Alcalá de Henares, el pueblo en el que nació, ha propiciado unas interesantes reflexiones sobre su relación con la religión bajo el título “Azaña y la heterodoxia”. Los obispos españoles no le perdonaron que dijera, en un memorable discurso donde abordaba las relaciones entre el Estado y la Iglesia, que “España había dejado de ser católica”. No era una frase original. Había cardenales, como Vidal i Barraquer e Isidro Gomá, que lo habían dicho antes, bien es verdad que con un sentido diferente. Los pastores de la Iglesia lamentaban la pérdida del peso político y social que durante siglos la Iglesia había tenido en España. Azaña, sin embargo, anunciaba que la República, cuya constitución estaban precisamente debatiendo, sería laica. Cierto es que buena parte de aquellos políticos profesaban una laicidad fuertemente anticlerical. No era el caso de Azaña que tomó la palabra para tender puentes. Le parecía que, por ejemplo, expulsar a todas las órdenes religiosas, tal y como querían los más radicales, era “repugnante, ineficaz y que sólo encierra peligro”. No entendía qué mal podían hacer esos conventos de monjas perdidos en los pueblos.

            Azaña que tuvo formación cristiana y cuyo paso por los agustinos de El Escorial marcó, como dice Giménez Caballero, “con hierro de res brava, su alma para siempre”, distinguía perfectamente entre el papel político de la Iglesia en un Estado moderno y el sentido de lo sagrado. Su visión de la historia le enseñaba que el monopolio de la enseñanza por parte de la Iglesia había sido “la puerta por donde se ha colado todo el atraso de la sociedad española, y con él la tiranía, la dictadura y el despotismo”. No estaba dispuesto en ese punto a hacer concesiones y por eso defendió la escuela pública y prohibió a las órdenes religiosas el ejercicio de la enseñanza. Resulta extraño que un liberal como él se opusiera a la libertad de enseñanza y confiara en la escuela pública, una contradicción que sólo se explica si recordamos que durante siglos la Iglesia, una institución privada, condenó sin paliativos el liberalismo. Un católico no podía, bajo pecado mortal, ni defender la libertad de enseñanza ni leer un periódico liberal (salvo las páginas de economía).

            Esta voluntad de construir un Estado moderno, que tanto le caracteriza, no excluía un agudo sentido de lo sagrado. Con treinta años asiste en la catedral parisina de Nôtre Dame a una celebración litúrgica “sentado durante una hora en la base de una columna oyendo y viendo”. Escribe que “si el culto católico desapareciera, los gobiernos deberían subvencionar una catedral” y es partidario de que “el Escorial debiera conservarse tal como está, con frailes y todo”. Nunca ridiculizó a nadie por la práctica religiosa, por eso acompañaba a su devota mujer hasta el atrio de la Iglesia.
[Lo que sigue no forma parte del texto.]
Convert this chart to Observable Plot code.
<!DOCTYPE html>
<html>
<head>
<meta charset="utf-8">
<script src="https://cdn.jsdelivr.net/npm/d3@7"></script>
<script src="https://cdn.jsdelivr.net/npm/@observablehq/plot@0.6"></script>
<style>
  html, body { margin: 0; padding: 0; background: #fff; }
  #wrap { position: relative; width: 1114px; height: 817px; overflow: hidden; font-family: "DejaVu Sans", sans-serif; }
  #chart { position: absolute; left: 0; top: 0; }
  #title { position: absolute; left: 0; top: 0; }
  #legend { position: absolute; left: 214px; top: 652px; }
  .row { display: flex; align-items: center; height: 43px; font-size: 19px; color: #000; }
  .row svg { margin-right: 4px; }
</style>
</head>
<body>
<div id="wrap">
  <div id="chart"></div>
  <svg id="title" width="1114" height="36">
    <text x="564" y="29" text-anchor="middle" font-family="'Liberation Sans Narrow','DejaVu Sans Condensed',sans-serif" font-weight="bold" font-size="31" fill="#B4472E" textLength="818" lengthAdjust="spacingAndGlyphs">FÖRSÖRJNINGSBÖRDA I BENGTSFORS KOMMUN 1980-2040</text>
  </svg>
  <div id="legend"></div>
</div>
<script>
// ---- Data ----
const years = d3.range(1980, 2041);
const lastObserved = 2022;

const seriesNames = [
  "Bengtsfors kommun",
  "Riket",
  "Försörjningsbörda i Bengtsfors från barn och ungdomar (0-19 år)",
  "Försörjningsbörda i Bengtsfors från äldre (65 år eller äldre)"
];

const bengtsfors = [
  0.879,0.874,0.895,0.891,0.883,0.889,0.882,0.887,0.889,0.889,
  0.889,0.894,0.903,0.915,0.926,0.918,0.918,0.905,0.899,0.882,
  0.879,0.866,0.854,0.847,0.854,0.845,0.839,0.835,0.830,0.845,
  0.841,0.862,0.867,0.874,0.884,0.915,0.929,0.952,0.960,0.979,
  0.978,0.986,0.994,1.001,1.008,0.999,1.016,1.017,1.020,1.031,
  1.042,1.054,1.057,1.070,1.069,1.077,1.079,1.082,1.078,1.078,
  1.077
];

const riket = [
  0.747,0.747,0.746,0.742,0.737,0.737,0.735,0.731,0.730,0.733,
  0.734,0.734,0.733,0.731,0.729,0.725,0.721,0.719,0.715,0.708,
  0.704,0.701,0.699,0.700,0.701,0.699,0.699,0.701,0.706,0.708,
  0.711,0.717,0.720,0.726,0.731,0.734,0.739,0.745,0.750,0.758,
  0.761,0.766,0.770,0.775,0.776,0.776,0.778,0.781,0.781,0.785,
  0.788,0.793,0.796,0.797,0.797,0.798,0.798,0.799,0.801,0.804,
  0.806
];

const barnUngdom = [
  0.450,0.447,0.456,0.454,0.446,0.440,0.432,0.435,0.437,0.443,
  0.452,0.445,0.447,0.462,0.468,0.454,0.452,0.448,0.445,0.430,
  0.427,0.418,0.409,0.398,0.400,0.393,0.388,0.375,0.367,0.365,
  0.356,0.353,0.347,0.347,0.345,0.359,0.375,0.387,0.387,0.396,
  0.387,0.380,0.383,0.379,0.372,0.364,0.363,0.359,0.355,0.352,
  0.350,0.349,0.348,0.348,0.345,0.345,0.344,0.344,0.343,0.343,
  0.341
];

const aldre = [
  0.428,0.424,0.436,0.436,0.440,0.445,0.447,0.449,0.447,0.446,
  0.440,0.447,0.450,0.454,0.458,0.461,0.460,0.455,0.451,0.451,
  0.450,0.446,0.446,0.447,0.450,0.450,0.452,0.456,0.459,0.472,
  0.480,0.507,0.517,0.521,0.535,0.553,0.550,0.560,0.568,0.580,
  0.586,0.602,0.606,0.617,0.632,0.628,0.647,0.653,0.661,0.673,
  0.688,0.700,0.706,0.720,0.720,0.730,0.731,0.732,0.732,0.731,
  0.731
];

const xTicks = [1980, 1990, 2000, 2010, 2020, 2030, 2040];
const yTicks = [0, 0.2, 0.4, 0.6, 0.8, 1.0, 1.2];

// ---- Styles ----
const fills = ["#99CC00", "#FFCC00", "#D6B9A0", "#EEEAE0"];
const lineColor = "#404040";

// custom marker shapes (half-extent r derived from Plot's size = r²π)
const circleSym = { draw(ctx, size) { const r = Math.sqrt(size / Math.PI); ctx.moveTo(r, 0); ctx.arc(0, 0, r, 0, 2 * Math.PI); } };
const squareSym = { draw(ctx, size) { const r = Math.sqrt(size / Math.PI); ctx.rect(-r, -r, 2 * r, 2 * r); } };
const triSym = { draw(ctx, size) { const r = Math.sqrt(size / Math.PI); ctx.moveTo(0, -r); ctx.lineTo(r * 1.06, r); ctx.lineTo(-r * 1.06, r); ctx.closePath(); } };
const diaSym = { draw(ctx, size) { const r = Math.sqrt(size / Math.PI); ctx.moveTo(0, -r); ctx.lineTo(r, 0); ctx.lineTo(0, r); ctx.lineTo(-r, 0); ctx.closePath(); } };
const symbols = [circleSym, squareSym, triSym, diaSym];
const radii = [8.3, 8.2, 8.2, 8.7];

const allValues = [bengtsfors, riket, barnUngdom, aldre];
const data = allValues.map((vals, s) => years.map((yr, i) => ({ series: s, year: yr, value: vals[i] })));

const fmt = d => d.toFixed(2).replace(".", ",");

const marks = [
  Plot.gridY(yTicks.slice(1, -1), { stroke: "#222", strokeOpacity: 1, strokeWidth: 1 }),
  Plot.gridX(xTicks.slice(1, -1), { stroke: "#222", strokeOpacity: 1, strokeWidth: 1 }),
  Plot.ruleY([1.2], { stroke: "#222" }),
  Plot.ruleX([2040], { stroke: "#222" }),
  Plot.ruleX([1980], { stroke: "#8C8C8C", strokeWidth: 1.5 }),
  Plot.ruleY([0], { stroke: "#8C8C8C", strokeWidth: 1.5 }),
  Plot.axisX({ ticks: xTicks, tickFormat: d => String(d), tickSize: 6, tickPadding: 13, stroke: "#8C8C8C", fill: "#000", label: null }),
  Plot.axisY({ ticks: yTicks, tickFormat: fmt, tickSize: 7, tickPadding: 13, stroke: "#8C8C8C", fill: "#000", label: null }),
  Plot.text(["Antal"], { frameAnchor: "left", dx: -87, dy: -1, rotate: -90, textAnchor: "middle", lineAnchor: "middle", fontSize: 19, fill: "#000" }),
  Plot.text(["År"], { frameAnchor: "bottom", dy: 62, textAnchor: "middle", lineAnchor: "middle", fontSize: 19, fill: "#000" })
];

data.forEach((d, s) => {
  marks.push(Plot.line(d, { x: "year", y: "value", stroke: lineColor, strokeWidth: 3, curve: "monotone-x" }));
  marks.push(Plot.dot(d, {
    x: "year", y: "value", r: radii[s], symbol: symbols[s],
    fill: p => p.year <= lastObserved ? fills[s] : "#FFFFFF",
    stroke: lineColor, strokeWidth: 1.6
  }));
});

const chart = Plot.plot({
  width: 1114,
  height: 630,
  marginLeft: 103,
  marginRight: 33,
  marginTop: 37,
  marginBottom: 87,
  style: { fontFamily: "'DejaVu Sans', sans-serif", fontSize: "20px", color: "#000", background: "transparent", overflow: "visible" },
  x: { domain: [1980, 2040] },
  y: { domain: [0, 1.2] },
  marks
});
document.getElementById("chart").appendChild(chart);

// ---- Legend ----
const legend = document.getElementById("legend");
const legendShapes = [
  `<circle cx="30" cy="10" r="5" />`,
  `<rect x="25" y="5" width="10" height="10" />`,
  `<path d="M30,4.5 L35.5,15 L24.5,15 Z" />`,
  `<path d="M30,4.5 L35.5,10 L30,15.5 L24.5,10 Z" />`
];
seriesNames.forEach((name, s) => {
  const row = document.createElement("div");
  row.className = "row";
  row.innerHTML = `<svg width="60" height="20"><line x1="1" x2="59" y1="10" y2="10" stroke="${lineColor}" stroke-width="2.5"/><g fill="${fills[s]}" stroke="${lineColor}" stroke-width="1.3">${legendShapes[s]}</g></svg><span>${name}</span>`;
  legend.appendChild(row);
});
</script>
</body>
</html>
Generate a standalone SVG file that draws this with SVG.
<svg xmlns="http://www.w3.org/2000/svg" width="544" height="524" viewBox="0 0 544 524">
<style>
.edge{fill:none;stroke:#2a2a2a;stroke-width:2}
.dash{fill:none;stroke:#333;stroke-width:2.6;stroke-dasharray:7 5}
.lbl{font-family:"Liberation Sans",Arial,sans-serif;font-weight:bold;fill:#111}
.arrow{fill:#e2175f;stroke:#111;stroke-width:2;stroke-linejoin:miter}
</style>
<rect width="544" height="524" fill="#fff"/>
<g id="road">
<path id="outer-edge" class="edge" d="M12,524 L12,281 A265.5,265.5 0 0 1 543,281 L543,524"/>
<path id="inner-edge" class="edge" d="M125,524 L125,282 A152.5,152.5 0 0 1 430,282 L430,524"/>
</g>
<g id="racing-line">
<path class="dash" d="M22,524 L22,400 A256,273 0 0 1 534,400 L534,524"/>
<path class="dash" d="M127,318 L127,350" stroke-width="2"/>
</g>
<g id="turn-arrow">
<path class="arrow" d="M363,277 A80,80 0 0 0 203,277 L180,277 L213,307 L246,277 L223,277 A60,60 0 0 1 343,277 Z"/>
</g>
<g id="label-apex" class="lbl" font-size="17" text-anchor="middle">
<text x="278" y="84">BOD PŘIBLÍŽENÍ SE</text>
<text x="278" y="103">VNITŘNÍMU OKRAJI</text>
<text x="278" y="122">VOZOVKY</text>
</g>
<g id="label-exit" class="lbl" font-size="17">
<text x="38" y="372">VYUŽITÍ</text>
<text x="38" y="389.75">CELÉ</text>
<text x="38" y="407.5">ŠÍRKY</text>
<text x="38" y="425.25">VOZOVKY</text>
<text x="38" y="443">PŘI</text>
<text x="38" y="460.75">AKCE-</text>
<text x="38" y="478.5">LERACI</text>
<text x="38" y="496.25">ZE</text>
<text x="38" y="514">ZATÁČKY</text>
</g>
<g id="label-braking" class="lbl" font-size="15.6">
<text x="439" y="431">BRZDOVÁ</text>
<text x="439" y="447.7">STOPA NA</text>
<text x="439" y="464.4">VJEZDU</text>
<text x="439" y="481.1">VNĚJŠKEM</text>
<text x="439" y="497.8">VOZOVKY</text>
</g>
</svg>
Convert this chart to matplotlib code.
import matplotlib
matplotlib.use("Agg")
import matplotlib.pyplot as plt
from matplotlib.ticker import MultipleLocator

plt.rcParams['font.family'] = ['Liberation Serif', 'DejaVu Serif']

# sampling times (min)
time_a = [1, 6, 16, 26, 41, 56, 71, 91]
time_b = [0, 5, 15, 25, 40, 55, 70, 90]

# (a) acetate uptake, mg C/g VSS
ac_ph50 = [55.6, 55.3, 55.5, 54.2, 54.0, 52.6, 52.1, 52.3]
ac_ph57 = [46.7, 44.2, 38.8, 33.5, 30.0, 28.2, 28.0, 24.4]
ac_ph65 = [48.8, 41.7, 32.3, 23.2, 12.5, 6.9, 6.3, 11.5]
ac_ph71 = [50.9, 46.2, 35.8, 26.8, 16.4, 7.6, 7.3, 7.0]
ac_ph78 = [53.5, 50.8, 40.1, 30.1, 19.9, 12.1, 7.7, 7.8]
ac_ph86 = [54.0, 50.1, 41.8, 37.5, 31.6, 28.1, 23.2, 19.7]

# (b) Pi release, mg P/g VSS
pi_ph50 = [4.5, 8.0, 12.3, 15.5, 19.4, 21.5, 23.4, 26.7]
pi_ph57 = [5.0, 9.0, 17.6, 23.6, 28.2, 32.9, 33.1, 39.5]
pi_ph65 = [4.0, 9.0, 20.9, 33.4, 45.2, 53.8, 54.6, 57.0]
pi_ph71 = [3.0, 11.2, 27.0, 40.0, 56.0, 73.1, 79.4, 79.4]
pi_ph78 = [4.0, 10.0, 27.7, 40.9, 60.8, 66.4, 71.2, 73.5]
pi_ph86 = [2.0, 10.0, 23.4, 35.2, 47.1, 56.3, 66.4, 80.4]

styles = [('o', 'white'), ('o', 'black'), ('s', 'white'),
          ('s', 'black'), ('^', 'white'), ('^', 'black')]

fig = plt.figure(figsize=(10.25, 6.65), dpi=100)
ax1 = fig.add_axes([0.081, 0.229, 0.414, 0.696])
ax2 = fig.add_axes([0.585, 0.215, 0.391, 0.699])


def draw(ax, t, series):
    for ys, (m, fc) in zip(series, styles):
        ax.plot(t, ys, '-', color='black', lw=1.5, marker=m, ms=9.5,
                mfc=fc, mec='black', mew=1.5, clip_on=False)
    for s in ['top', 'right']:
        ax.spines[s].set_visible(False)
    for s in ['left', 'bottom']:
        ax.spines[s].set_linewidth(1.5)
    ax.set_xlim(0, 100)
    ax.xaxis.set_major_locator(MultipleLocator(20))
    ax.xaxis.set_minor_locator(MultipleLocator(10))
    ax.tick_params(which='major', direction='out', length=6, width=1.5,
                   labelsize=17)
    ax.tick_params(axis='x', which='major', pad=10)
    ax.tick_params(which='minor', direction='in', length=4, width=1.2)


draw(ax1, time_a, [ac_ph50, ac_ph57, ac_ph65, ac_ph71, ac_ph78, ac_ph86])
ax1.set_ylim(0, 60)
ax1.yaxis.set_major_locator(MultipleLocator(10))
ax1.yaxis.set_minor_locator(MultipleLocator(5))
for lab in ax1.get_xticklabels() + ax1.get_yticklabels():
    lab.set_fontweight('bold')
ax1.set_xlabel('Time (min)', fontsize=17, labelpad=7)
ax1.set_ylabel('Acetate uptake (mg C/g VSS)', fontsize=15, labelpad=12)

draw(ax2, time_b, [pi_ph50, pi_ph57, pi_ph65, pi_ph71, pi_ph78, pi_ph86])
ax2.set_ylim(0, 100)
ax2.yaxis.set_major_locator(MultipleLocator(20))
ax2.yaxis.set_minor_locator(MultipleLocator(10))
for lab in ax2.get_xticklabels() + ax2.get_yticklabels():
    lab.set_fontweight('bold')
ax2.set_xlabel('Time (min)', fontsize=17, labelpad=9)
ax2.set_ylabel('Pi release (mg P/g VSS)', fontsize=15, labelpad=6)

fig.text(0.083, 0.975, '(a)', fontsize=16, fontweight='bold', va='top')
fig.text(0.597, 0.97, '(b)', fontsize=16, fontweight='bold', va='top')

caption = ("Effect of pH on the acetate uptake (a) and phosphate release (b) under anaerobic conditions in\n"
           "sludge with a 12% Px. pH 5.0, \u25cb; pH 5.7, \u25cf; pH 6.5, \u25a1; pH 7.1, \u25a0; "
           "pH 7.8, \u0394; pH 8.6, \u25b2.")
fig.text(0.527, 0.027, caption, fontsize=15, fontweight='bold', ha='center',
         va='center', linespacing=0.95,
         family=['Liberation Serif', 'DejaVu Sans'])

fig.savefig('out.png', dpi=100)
            Azaña ¿un heterodoxo? Depende de lo que se entienda por ortodoxia. López Aranguren se definía heterodoxo o disidente pero porque se sentía católico. Azaña dejó de ser católico por eso más que disidente se sentía fuera. Pero quizá no del todo. De julio de 1938, dos años después de iniciada la guerra civil, es aquel mensaje radiofónico que, a modo de testamento, pedía a las generaciones siguientes de españoles que escucharan la voz de los muertos “que ya sin odio ni rencor nos envían el mensaje de paz, piedad perdón”. Habla de piedad y perdón, dos conceptos de recia raigambre cristiana. Casi en esas mismas fechas, un curita de Alsasua, Marino Ayerra, visita a su obispo, Marcelino Ormaechea, para pedirle que con el evangelio en la mano condene los fusilamientos de feligreses católicos republicanos por feligreses católicos falangistas. “Está Vd. dando demasiada importancia al evangelio”, le dice el obispo. ”Le aconsejo silencio prudente y temporal en abordar temas evangélicos como la caridad y el perdón”. Luego le explica que esta es una guerra de buenos contra malos y lo que no puede permitirse la Iglesia es impedir que ganen los buenos.

            Si el obispo de Pamplona representa la ortodoxia, Azaña es la heterodoxia. Lo que ya está menos claro es quien es el que de verdad está dentro. El teólogo alemán Karl Rahner llegó a escribir que “más de uno ha emigrado de la verdad del evangelio refugiándose en la Iglesia; y no son pocos los que piensan que para ser fieles al evangelio tienen que salir de la Iglesia”. Parece que ha llegado el momento de abandonar la épica y aprender del pasado que la Iglesia de los unos y la República de los otros merecen pasarles el cepillo a contrapelo.